§ TASK DETAILS:
Return only the number of lines holding the word "matplotlib".

[Data records]
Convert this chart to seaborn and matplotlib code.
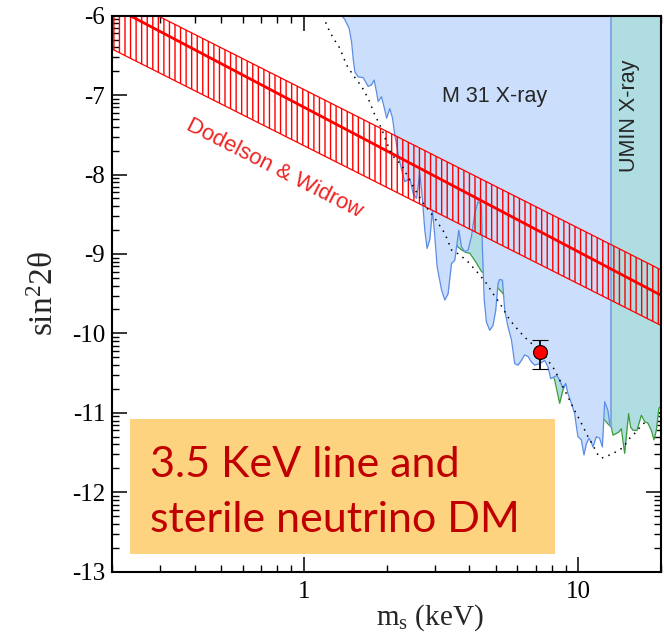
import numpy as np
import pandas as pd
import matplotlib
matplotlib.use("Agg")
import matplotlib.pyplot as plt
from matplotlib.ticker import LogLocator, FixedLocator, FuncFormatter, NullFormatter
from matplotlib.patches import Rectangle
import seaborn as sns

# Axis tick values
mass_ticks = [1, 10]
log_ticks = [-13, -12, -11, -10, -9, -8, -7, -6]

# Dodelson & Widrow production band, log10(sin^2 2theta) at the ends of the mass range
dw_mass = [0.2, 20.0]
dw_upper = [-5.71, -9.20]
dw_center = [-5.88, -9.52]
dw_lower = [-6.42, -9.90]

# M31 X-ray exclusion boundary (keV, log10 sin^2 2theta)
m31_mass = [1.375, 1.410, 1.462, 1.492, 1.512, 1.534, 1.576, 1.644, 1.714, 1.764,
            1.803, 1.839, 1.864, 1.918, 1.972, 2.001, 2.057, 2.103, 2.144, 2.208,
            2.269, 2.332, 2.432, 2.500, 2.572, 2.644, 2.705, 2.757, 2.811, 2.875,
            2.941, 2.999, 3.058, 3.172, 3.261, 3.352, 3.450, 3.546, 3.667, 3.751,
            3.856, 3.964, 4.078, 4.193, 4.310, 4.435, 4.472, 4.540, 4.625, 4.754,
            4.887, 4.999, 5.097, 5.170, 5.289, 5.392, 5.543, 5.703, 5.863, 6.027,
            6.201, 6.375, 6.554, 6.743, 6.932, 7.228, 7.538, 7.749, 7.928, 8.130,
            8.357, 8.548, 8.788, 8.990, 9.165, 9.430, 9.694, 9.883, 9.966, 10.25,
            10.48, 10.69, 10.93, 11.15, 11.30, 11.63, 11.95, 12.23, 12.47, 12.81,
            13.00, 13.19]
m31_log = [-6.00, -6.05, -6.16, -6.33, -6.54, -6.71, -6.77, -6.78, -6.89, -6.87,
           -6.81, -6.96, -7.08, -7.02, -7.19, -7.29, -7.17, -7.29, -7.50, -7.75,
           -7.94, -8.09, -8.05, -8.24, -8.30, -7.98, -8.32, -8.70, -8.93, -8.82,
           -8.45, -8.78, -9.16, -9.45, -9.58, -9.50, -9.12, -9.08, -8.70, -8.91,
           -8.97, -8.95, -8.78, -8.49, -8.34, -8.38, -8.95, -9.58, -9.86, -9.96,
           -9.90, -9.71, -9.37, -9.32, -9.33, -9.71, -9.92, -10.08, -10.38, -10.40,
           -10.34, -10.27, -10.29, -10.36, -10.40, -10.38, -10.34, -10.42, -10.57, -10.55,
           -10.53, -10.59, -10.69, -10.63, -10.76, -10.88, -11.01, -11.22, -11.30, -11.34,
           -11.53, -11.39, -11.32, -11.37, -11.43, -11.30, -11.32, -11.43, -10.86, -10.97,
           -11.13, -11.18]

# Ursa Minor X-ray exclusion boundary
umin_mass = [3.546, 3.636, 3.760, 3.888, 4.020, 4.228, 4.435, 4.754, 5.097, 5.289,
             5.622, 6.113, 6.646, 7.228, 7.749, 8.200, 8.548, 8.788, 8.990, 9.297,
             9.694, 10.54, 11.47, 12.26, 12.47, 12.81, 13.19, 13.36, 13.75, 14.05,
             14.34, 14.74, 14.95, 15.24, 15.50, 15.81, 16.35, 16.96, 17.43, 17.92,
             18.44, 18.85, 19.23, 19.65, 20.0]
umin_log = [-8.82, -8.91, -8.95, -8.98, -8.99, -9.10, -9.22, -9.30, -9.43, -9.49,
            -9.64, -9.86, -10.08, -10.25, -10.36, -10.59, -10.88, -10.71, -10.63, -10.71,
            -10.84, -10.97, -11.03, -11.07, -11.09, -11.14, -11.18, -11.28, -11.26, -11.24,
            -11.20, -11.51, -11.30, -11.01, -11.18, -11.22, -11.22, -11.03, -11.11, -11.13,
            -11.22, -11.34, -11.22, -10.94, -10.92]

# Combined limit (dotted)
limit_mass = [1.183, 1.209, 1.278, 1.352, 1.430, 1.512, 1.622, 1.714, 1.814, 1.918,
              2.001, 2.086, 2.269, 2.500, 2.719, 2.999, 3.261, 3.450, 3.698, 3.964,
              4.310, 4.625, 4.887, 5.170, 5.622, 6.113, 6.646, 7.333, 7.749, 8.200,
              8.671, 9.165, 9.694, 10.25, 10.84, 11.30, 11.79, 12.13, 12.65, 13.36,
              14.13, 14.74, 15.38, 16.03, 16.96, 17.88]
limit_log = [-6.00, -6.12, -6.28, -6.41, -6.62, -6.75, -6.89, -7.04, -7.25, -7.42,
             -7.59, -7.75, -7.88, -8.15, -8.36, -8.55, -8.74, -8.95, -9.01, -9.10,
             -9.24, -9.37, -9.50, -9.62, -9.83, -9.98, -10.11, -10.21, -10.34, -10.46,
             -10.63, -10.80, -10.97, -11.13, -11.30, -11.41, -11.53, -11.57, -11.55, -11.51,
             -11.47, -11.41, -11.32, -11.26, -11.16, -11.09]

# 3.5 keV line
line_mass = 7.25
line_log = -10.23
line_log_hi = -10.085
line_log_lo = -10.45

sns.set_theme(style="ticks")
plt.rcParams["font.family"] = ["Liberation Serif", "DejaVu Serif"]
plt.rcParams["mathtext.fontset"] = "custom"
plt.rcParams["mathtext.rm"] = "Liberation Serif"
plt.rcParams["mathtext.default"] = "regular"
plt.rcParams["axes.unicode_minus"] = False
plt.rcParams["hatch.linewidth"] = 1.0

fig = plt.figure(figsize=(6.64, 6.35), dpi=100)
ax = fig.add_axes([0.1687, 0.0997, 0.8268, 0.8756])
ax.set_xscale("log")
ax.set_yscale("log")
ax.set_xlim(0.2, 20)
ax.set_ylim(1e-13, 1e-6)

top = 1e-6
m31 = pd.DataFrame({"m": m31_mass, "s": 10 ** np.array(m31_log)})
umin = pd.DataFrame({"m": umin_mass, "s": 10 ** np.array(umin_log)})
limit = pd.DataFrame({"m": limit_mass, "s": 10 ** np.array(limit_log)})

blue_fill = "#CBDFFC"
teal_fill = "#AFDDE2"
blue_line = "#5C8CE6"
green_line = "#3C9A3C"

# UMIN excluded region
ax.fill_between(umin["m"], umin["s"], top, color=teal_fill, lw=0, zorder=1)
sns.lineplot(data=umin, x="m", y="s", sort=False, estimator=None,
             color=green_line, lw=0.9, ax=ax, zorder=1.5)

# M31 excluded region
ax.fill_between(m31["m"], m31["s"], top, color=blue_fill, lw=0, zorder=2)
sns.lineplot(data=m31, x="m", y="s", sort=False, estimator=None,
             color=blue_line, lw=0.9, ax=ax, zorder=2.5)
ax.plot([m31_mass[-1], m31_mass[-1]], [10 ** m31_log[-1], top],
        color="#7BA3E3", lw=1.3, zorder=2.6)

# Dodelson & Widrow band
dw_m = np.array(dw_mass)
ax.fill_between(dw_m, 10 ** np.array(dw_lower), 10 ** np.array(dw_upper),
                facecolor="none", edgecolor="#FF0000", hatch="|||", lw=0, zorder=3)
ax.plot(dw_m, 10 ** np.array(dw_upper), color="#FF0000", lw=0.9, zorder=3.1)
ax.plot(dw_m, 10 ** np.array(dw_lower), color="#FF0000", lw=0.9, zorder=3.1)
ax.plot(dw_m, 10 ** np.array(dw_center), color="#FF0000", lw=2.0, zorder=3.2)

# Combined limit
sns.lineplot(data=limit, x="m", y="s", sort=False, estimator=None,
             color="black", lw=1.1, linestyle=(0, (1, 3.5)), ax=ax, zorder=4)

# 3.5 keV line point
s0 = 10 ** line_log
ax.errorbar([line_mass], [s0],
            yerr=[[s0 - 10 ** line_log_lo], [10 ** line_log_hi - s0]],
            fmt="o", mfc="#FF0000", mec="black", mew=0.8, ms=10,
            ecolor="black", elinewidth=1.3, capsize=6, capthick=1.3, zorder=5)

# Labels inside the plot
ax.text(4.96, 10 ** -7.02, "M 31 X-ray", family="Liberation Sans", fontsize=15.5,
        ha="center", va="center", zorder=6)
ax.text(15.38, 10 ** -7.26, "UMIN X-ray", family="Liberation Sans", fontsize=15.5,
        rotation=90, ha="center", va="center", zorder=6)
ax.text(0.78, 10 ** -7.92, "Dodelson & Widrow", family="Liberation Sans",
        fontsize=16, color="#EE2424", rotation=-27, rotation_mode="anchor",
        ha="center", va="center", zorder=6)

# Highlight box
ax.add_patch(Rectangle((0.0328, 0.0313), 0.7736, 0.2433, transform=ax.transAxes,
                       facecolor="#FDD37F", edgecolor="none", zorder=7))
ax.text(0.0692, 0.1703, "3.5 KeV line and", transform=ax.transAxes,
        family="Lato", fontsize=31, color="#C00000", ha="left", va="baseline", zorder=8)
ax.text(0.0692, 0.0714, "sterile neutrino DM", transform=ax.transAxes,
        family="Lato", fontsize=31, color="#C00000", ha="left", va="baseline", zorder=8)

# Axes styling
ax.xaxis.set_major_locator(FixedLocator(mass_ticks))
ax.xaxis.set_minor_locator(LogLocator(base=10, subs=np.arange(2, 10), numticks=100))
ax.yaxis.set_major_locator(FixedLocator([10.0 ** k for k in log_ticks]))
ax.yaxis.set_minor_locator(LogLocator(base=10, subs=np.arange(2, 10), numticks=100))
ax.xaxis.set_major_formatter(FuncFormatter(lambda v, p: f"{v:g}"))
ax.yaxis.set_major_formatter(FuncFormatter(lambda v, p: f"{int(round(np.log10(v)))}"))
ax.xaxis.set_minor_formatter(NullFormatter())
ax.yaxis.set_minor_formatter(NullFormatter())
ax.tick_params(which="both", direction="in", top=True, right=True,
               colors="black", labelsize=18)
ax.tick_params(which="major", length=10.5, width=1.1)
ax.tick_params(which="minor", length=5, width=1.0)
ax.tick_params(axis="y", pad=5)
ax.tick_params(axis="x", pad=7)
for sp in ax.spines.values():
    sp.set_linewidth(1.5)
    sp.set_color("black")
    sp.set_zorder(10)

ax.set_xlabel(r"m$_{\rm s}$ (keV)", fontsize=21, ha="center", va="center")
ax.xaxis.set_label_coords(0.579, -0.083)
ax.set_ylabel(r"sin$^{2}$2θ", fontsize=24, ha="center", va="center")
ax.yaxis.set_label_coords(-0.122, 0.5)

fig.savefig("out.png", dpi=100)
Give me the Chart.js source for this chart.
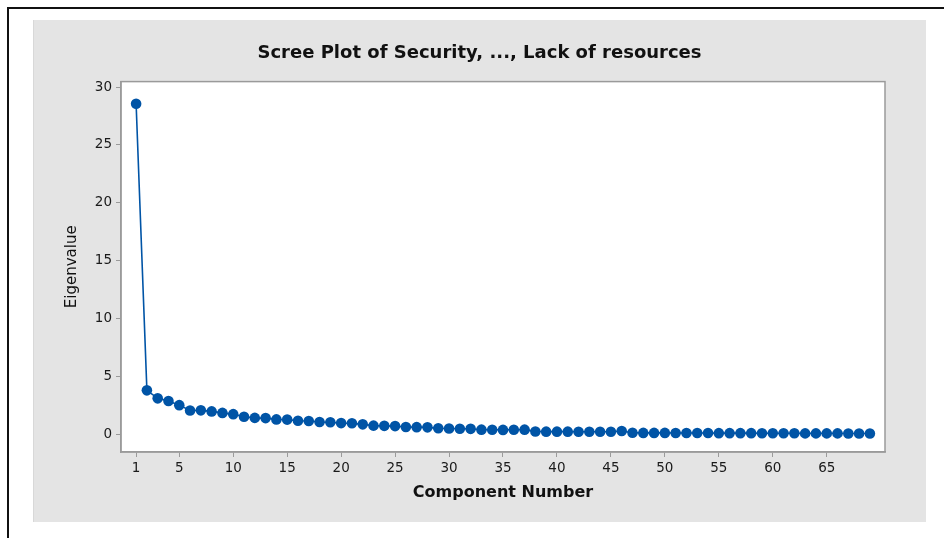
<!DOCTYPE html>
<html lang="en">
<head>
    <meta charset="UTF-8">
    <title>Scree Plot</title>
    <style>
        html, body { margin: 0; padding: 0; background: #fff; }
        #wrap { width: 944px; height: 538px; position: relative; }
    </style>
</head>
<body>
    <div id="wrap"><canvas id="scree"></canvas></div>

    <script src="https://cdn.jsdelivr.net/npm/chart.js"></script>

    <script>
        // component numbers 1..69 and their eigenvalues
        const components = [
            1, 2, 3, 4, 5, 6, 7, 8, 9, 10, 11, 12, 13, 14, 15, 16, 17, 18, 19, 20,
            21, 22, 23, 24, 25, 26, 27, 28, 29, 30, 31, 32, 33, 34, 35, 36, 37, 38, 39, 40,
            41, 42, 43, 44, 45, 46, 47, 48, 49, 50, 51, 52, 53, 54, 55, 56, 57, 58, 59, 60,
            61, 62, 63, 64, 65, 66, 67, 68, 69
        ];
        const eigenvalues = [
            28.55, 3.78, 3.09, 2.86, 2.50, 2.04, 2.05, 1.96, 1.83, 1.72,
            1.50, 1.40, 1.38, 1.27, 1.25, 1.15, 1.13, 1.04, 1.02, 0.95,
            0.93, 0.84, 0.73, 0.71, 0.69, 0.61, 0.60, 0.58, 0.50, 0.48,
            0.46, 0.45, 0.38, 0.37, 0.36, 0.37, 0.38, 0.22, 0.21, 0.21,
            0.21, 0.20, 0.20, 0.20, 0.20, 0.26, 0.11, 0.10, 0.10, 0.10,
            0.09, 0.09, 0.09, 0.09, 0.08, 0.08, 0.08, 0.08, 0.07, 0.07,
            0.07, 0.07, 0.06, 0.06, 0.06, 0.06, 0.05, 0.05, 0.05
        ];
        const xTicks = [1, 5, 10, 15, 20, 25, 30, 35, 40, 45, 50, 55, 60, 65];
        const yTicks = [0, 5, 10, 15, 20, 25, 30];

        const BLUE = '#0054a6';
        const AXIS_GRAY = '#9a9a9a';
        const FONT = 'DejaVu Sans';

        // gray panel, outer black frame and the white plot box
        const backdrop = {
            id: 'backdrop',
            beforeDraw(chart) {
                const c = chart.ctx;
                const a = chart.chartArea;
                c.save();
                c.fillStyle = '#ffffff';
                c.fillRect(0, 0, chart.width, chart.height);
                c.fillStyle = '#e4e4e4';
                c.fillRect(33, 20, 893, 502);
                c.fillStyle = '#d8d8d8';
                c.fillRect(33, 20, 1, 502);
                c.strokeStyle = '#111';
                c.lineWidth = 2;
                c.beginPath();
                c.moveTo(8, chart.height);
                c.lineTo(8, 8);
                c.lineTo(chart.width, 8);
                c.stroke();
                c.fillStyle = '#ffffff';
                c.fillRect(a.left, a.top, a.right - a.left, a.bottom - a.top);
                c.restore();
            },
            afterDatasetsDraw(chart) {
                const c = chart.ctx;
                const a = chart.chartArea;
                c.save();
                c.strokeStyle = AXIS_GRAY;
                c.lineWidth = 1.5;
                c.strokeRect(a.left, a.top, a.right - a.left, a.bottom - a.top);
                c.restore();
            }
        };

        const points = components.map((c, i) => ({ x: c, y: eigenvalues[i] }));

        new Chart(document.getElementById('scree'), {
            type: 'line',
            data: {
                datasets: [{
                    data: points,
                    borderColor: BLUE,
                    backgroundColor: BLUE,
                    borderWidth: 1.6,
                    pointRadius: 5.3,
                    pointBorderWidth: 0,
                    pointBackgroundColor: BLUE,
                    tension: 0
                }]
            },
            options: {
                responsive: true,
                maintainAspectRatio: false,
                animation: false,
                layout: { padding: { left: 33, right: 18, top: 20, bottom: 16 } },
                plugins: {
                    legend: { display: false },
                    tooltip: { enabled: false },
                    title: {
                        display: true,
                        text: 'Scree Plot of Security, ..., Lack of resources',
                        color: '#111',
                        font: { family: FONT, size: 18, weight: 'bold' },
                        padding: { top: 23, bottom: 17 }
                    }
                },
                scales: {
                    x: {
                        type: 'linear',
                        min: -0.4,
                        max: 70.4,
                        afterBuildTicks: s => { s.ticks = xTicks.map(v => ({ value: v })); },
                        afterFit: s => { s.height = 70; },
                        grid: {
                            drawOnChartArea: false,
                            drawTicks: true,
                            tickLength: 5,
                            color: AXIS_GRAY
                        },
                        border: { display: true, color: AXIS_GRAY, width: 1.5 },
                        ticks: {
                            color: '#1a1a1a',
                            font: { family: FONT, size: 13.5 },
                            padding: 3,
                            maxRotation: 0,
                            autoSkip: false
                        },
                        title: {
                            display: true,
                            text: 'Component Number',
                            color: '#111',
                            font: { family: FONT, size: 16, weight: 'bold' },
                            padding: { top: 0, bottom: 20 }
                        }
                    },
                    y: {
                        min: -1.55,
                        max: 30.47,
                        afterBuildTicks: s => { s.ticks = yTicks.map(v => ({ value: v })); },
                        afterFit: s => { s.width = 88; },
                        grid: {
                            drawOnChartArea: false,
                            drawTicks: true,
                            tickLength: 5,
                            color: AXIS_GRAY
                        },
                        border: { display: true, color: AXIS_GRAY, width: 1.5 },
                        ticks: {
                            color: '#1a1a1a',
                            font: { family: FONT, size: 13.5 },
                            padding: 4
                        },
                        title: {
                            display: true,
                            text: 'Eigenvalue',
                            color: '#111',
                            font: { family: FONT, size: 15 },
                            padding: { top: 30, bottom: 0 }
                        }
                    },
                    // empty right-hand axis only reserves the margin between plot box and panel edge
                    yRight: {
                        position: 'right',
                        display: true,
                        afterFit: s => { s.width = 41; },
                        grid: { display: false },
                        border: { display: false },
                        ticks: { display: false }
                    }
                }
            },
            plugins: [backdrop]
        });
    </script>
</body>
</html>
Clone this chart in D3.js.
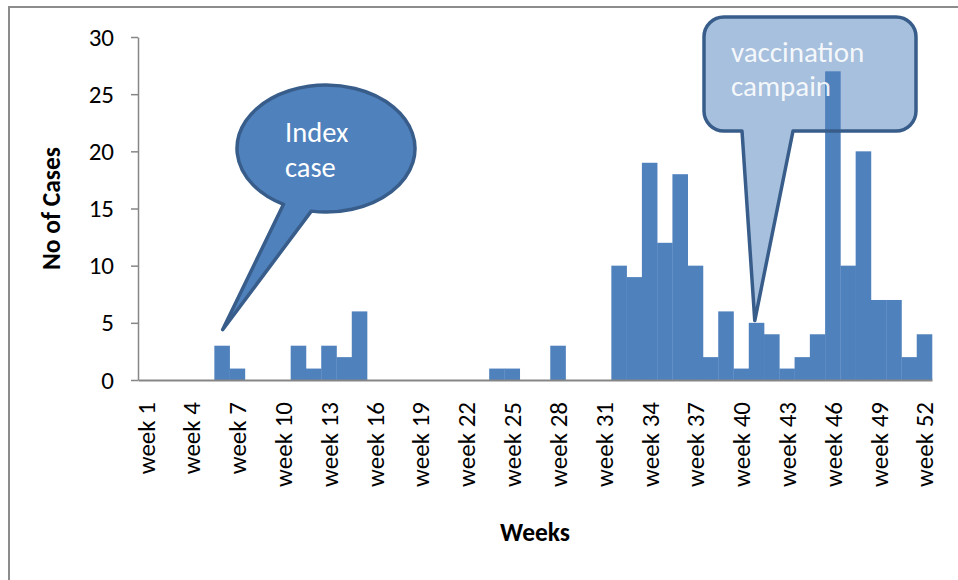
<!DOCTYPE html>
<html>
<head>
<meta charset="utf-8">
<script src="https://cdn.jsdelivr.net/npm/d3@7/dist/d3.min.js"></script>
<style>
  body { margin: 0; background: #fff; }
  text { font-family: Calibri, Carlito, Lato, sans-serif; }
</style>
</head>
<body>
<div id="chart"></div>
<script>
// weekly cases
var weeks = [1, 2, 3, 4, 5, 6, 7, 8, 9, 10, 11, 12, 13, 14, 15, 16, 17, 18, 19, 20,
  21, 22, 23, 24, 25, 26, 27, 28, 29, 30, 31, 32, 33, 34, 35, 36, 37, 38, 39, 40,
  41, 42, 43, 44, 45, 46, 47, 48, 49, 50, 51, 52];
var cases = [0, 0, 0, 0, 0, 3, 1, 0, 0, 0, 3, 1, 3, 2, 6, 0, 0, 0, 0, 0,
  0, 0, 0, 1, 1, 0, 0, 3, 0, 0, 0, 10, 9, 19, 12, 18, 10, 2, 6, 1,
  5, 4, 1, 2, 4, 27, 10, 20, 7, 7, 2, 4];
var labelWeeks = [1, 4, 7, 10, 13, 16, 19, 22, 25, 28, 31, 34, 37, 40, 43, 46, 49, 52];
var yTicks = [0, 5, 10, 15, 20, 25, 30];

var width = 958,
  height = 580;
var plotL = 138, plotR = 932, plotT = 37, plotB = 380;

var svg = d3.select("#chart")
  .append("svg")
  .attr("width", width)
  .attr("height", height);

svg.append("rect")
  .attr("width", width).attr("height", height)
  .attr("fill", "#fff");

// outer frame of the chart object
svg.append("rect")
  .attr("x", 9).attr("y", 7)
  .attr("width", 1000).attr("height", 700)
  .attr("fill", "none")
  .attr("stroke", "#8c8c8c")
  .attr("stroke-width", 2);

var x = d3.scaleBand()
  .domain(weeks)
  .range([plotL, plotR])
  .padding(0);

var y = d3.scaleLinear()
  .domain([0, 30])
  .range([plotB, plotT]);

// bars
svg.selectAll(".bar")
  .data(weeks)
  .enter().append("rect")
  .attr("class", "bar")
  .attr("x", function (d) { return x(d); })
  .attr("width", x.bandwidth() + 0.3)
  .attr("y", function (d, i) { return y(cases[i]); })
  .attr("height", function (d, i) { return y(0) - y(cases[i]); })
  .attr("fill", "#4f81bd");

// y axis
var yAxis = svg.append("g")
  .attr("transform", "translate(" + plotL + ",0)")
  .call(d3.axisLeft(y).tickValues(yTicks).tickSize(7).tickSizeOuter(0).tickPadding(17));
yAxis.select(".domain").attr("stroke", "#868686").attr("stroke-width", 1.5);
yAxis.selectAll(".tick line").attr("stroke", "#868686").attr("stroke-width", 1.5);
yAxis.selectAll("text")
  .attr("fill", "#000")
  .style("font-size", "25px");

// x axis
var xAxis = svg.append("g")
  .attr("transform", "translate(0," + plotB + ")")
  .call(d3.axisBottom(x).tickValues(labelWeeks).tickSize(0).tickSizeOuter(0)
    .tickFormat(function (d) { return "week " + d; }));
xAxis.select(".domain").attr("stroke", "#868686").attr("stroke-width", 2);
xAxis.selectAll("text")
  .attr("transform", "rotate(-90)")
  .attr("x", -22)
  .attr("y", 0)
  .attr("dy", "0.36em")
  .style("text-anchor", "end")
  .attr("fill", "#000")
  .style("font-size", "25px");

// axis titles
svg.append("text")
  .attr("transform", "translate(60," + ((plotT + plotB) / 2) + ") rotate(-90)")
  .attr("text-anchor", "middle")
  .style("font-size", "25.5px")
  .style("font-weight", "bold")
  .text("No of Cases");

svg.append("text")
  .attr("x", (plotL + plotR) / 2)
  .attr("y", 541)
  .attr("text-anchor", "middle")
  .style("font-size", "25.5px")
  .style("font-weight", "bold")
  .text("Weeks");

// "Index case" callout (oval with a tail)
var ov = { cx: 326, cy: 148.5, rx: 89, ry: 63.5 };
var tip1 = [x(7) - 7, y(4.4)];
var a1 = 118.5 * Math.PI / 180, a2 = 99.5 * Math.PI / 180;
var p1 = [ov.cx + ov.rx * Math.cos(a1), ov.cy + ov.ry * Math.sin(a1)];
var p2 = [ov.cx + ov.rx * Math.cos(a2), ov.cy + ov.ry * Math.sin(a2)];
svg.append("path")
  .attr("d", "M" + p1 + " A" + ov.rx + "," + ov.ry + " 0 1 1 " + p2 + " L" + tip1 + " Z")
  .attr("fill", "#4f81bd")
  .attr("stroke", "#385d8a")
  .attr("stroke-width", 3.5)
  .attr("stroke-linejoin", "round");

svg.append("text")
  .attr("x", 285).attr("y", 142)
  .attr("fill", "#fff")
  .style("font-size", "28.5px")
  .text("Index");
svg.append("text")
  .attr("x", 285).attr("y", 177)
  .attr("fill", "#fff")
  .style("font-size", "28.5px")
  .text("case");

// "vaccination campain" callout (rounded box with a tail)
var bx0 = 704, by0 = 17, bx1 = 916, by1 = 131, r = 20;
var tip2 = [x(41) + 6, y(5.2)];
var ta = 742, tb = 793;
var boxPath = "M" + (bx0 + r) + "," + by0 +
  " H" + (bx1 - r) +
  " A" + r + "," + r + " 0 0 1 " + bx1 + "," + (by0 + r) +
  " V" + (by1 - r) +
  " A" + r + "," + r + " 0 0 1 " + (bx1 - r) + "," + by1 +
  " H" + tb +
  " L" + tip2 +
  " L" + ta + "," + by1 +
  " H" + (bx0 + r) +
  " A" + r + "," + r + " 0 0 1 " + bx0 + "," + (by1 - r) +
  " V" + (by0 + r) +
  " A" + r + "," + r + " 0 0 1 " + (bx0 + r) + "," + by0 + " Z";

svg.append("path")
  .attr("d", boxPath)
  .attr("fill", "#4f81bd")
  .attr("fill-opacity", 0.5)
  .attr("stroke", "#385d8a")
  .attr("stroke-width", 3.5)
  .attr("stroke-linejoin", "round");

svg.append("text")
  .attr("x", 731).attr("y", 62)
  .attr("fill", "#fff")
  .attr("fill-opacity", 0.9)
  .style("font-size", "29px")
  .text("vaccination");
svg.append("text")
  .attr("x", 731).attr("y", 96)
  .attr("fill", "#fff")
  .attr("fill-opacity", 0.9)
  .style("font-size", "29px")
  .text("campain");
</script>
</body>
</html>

§ FINISHED ANSWER:
6